Running into hard caps

I find it too easy to flat line the graphs at the top, when it looks like I still have plenty of growth left to do. Here’s how it happens:

I tend to start the game off by capping out spending on university grants, state schools, adult education subsidies, technology colleges, libraries, science funding… you get the idea. I find that when combined with a generous amount of economic development and technology focus, these will pay you back very well. However, education reaches the top of the graph and flat lines well before all these programs have come to full effect. I wonder how much good these would do for me if they weren’t hard capped the way they currently are.

I once even encountered this with GDP towards the end of a VERY long game (no term limit, must have been at least 10 elections in). My GDP only dropped off the top of the graph during global meltdowns, but quickly came back up.
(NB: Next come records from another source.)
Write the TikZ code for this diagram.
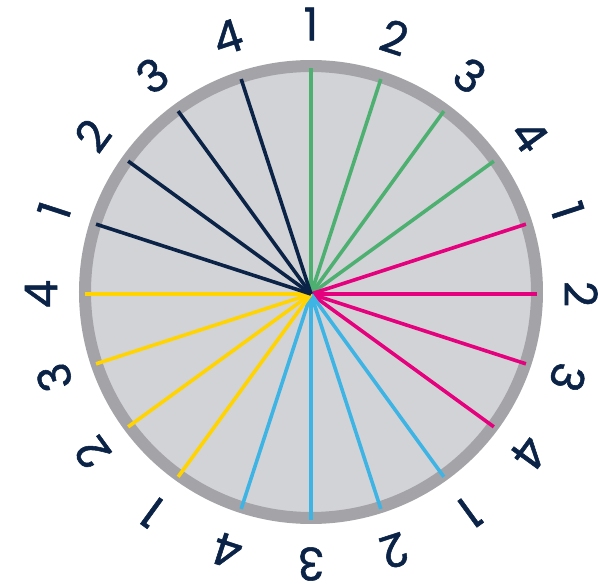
\documentclass[tikz,border=0pt]{standalone}
\usepackage{fontspec}
\setmainfont[FakeBold=1.2]{Poppins}
\definecolor{ring}{HTML}{A4A3A8}
\definecolor{disc}{HTML}{D2D3D7}
\definecolor{navy}{HTML}{0B2346}
\definecolor{grn}{HTML}{4DB071}
\definecolor{mag}{HTML}{E5007D}
\definecolor{cyn}{HTML}{3EB4E5}
\definecolor{yel}{HTML}{FFD400}
\begin{document}
\begin{tikzpicture}[x=1pt,y=1pt,
  spoke/.style={line width=3.6pt},
  lbl/.style={text=navy,font=\fontsize{45}{45}\selectfont,inner sep=0pt}]
\useasboundingbox (-311,-290) rectangle (287,294);
\node[circle,draw=ring,fill=disc,line width=12pt,minimum size=452pt,inner sep=0pt] (c) at (0,2) {};
\coordinate (o) at (0,0);
\foreach \a/\col [count=\i from 0] in {90/grn,72/grn,54/grn,36/grn,18/mag,0/mag,-18/mag,-36/mag,-54/cyn,-72/cyn,-90/cyn,-108/cyn,-126/yel,-144/yel,-162/yel,180/yel,162/navy,144/navy,126/navy,108/navy}{
  \coordinate (e\i) at (\a:226);
  \draw[spoke,draw=\col] (o) -- (e\i);
  \pgfmathtruncatemacro{\n}{mod(\i,4)+1}
  \node[lbl,rotate=\a-90] (l\i) at (\a:270) {\n};
}
\end{tikzpicture}
\end{document}
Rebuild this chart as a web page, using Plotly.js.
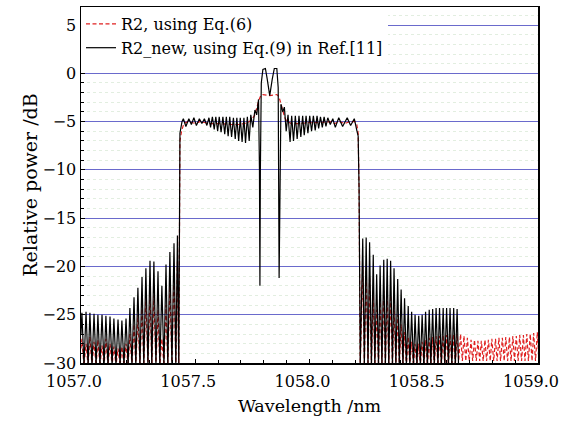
<!DOCTYPE html>
<html>
<head>
<meta charset="utf-8">
<script src="https://cdn.plot.ly/plotly-3.0.1.min.js"></script>
<style>html,body{margin:0;padding:0;background:#fff;}#chart{width:578px;height:421px;}</style>
</head>
<body>
<div id="chart"></div>
<script>
// ---------- data (wavelength in nm, power in dB) ----------
// R2_new (black) : left side lobes
const blackLeftX = [1057.000,1057.004,1057.013,1057.022,1057.031,1057.039,1057.048,1057.057,1057.066,1057.074,1057.083,1057.092,1057.101,1057.109,1057.118,1057.127,1057.136,1057.144,1057.153,1057.162,1057.171,1057.179,1057.188,1057.197,1057.206,1057.214,1057.223,1057.232,1057.240,1057.249,1057.258,1057.267,1057.275,1057.284,1057.293,1057.302,1057.310,1057.319,1057.328,1057.337,1057.345,1057.354,1057.363,1057.372,1057.380,1057.389,1057.398,1057.407,1057.415,1057.422,1057.428];
const blackLeftY = [-27.0,-24.8,-30.3,-24.7,-30.3,-24.8,-30.3,-24.9,-30.3,-25.0,-30.3,-25.0,-30.3,-25.1,-30.3,-25.2,-30.3,-25.4,-30.3,-25.5,-30.3,-25.6,-30.3,-25.4,-30.3,-24.3,-30.3,-23.2,-30.3,-22.2,-30.3,-21.1,-30.3,-20.2,-30.3,-19.4,-30.3,-19.5,-30.3,-20.5,-30.3,-22.0,-30.3,-19.8,-30.3,-18.5,-30.3,-17.6,-30.3,-16.8,-30.3];
// R2_new (black) : pass band
const blackTopX = [1057.433,1057.442,1057.448,1057.459,1057.472,1057.483,1057.494,1057.505,1057.518,1057.529,1057.540,1057.551,1057.560,1057.567,1057.575,1057.583,1057.590,1057.598,1057.605,1057.613,1057.621,1057.629,1057.636,1057.644,1057.651,1057.659,1057.667,1057.675,1057.682,1057.690,1057.697,1057.705,1057.713,1057.720,1057.728,1057.736,1057.743,1057.752,1057.761,1057.769,1057.777,1057.781,1057.783,1057.785,1057.789,1057.796,1057.807,1057.815,1057.826,1057.837,1057.846,1057.857,1057.863,1057.867,1057.871,1057.875,1057.883,1057.890,1057.898,1057.906,1057.915,1057.922,1057.930,1057.938,1057.946,1057.954,1057.962,1057.970,1057.977,1057.985,1057.993,1058.001,1058.009,1058.017,1058.025,1058.033,1058.040,1058.048,1058.056,1058.064,1058.072,1058.080,1058.091,1058.102,1058.113,1058.128,1058.145,1058.165,1058.180,1058.196,1058.207,1058.213,1058.217,1058.222];
const blackTopY = [-6.2,-5.0,-4.7,-5.5,-4.7,-5.3,-4.6,-5.4,-4.7,-5.2,-4.7,-5.4,-4.6,-5.6,-4.5,-5.8,-4.5,-6.0,-4.5,-6.1,-4.5,-6.3,-4.5,-6.5,-4.5,-6.6,-4.6,-6.8,-4.6,-7.0,-4.6,-7.1,-4.6,-7.2,-4.5,-7.0,-4.3,-5.6,-3.8,-4.3,-2.7,-10.0,-22.0,-10.0,-1.0,0.4,0.5,-0.6,-2.3,-0.6,0.5,0.5,-1.5,-21.2,-8.0,-3.2,-4.0,-3.5,-6.0,-4.3,-7.1,-4.4,-7.0,-4.4,-6.8,-4.4,-6.6,-4.4,-6.4,-4.4,-6.2,-4.4,-6.0,-4.4,-5.9,-4.4,-5.7,-4.5,-5.6,-4.5,-5.5,-4.6,-5.3,-4.7,-5.6,-4.6,-5.5,-4.6,-5.4,-4.7,-5.9,-6.5,-12.0,-30.3];
// R2_new (black) : right side lobes
const blackRightX = [1058.233,1058.240,1058.248,1058.256,1058.263,1058.271,1058.279,1058.286,1058.294,1058.302,1058.309,1058.317,1058.325,1058.332,1058.340,1058.347,1058.355,1058.363,1058.370,1058.378,1058.386,1058.393,1058.401,1058.409,1058.416,1058.424,1058.432,1058.439,1058.447,1058.455,1058.462,1058.470,1058.478,1058.485,1058.493,1058.501,1058.508,1058.516,1058.524,1058.531,1058.539,1058.546,1058.554,1058.562,1058.569,1058.577,1058.585,1058.592,1058.600,1058.608,1058.615,1058.623,1058.631,1058.638,1058.646,1058.653];
const blackRightY = [-17.1,-30.3,-17.0,-30.3,-17.5,-30.3,-18.8,-30.3,-20.8,-30.3,-19.9,-30.3,-19.3,-30.3,-19.2,-30.3,-19.4,-30.3,-20.2,-30.3,-21.3,-30.3,-22.4,-30.3,-23.3,-30.3,-24.1,-30.3,-24.7,-30.3,-25.0,-30.3,-25.1,-30.3,-25.0,-30.3,-24.7,-30.3,-24.5,-30.3,-24.4,-30.3,-24.3,-30.3,-24.3,-30.3,-24.3,-30.3,-24.3,-30.3,-24.3,-30.3,-24.3,-30.3,-24.4,-31.0];

// R2 (red dashed) : left side lobes (same sample positions as black)
const redLeftY = [-28.5,-27.5,-30.3,-28.0,-30.3,-27.3,-30.3,-27.8,-30.3,-27.6,-30.3,-28.2,-30.3,-27.5,-30.3,-28.0,-30.3,-28.3,-30.3,-28.5,-30.3,-28.3,-30.3,-28.0,-30.3,-27.0,-30.3,-26.0,-30.3,-25.0,-30.3,-24.0,-30.3,-23.0,-30.3,-22.5,-30.3,-23.0,-30.3,-24.5,-30.3,-27.5,-30.3,-24.0,-30.3,-22.0,-30.3,-20.5,-30.3,-19.5,-30.3];
// R2 (red dashed) : pass band
const redTopX = [1057.433,1057.440,1057.450,1057.468,1057.485,1057.503,1057.520,1057.542,1057.564,1057.608,1057.651,1057.695,1057.730,1057.748,1057.761,1057.769,1057.778,1057.787,1057.796,1057.826,1057.857,1057.866,1057.874,1057.883,1057.892,1057.901,1057.922,1057.957,1058.001,1058.045,1058.089,1058.110,1058.132,1058.154,1058.176,1058.198,1058.207,1058.213,1058.217,1058.222];
const redTopY = [-7.0,-6.0,-5.2,-5.0,-5.1,-5.2,-5.0,-5.1,-5.2,-5.2,-5.3,-5.3,-5.1,-4.8,-4.3,-3.6,-2.8,-2.3,-2.2,-2.3,-2.2,-2.4,-3.0,-3.8,-4.6,-5.0,-5.2,-5.2,-5.1,-5.1,-5.0,-5.2,-5.0,-5.2,-5.0,-5.0,-5.3,-6.2,-12.0,-30.3];
// R2 (red dashed) : right side lobes and tail
const redRightX = [1058.233,1058.240,1058.248,1058.256,1058.263,1058.271,1058.279,1058.286,1058.294,1058.302,1058.309,1058.317,1058.325,1058.332,1058.340,1058.347,1058.355,1058.363,1058.370,1058.378,1058.386,1058.393,1058.401,1058.409,1058.416,1058.424,1058.432,1058.439,1058.447,1058.455,1058.462,1058.470,1058.478,1058.485,1058.493,1058.501,1058.508,1058.516,1058.524,1058.531,1058.539,1058.546,1058.554,1058.562,1058.569,1058.577,1058.585,1058.592,1058.600,1058.608,1058.615,1058.623,1058.631,1058.638,1058.646,1058.653,1058.661,1058.669,1058.676,1058.684,1058.691,1058.699,1058.707,1058.714,1058.722,1058.730,1058.737,1058.745,1058.752,1058.760,1058.768,1058.775,1058.783,1058.791,1058.798,1058.806,1058.814,1058.821,1058.829,1058.836,1058.844,1058.852,1058.859,1058.867,1058.875,1058.882,1058.890,1058.897,1058.905,1058.913,1058.920,1058.928,1058.936,1058.943,1058.951,1058.958,1058.966,1058.974,1058.981,1058.989,1058.997,1059.004];
const redRightY = [-20.0,-30.3,-20.5,-30.3,-21.0,-30.3,-22.5,-30.3,-24.5,-30.3,-23.0,-30.3,-22.5,-30.3,-22.5,-30.3,-23.0,-30.3,-24.0,-30.3,-25.0,-30.3,-26.0,-30.3,-26.8,-30.3,-27.3,-30.3,-27.8,-30.3,-28.0,-30.3,-28.0,-30.3,-27.8,-30.3,-27.6,-30.3,-27.4,-30.3,-27.3,-30.3,-27.2,-30.3,-27.2,-30.3,-27.1,-30.3,-27.1,-30.3,-27.0,-30.3,-27.0,-30.3,-27.0,-29.8,-27.0,-29.8,-27.2,-29.8,-27.4,-29.8,-27.6,-29.8,-27.6,-29.8,-27.7,-29.8,-27.7,-29.8,-27.6,-29.8,-27.6,-29.8,-27.5,-29.8,-27.5,-29.8,-27.4,-29.8,-27.4,-29.8,-27.3,-29.8,-27.3,-29.8,-27.2,-29.8,-27.2,-29.8,-27.1,-29.8,-27.1,-29.8,-27.0,-29.8,-27.0,-29.8,-26.9,-29.8,-26.8,-29.8];

const seriesNames = ['R2, using Eq.(6)', 'R2_new, using Eq.(9) in Ref.[11]'];
const xTickVals = [1057.0, 1057.5, 1058.0, 1058.5, 1059.0];
const xTickText = ['1057.0', '1057.5', '1058.0', '1058.5', '1059.0'];

// ---------- assemble ----------
const blackX = blackLeftX.concat(blackTopX, blackRightX);
const blackY = blackLeftY.concat(blackTopY, blackRightY);
const redX = blackLeftX.concat(redTopX, redRightX);
const redY = redLeftY.concat(redTopY, redRightY);

const FONT = 'DejaVu Serif, serif';

const traces = [
  {x: redX, y: redY, type: 'scatter', mode: 'lines', name: seriesNames[0],
   line: {color: '#e02020', width: 1.2, dash: '4px,2.5px'}},
  {x: blackX, y: blackY, type: 'scatter', mode: 'lines', name: seriesNames[1],
   line: {color: '#000000', width: 1.2}}
];

const layout = {
  width: 578, height: 421,
  margin: {l: 81, r: 40, t: 7, b: 58, pad: 0},
  paper_bgcolor: '#ffffff', plot_bgcolor: '#ffffff',
  font: {family: FONT, size: 16, color: '#000'},
  showlegend: true,
  legend: {x: 0, y: 1, xanchor: 'left', yanchor: 'top', bgcolor: '#ffffff',
           borderwidth: 0, traceorder: 'normal', font: {family: FONT, size: 16, color: '#000'},
           tracegroupgap: 0},
  xaxis: {
    range: [1057, 1059], tickvals: xTickVals, ticktext: xTickText,
    ticks: 'inside', ticklen: 4, tickcolor: '#000', tickwidth: 1,
    showgrid: false, zeroline: false,
    showline: true, mirror: true, linecolor: '#000', linewidth: 1.5,
    ticklabelshift: -7, ticklabelstandoff: 3,
    minor: {dtick: 0.1, tick0: 1057, ticks: 'inside', ticklen: 3, tickcolor: '#000', showgrid: false},
    tickfont: {family: FONT, size: 16},
    title: {text: 'Wavelength /nm', font: {family: FONT, size: 17.5}, standoff: 10}
  },
  yaxis: {
    range: [-30, 6.87], dtick: 5, tick0: 0,
    ticks: 'inside', ticklen: 4, tickcolor: '#000', tickwidth: 1,
    showgrid: true, gridcolor: '#6a6acc', gridwidth: 1, zeroline: false,
    showline: true, mirror: true, linecolor: '#000', linewidth: 1.5,
    minor: {dtick: 1, tick0: 0, ticks: 'inside', ticklen: 3, tickcolor: '#000',
            showgrid: true, gridcolor: '#e2eee0', griddash: 'dot', gridwidth: 1},
    tickfont: {family: FONT, size: 16},
    title: {text: 'Relative power /dB', font: {family: FONT, size: 19}, standoff: 0}
  }
};

Plotly.newPlot('chart', traces, layout, {displayModeBar: false, staticPlot: true});
</script>
</body>
</html>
This resulted in limitations on how much I could spend that really shouldn’t have been there.

Basically what I’m asking if the developer reads this is, can I have the ceilings on these raised please?

I hear what you"re saying, but I also understand why the caps are there to help make balancing all the variables a bit more manageable. Personally, I look at hitting the caps as an opportunity to review my policies in that area and determine whether some should be reduced or cancelled, freeing up resources for other priorities. I do agree that things could use some balancing though, although instead of just increasing the caps, I’d suggest making it a bit harder to hit the caps in the first place by reducing the positive policy impacts of the policies that are getting you there (especially in the case of heath, education and crime which are far too easy to cap in my opinion).

I could definitely see introducing a diminishing returns factor, that the higher you are on the graph, the more it takes to raise that factor.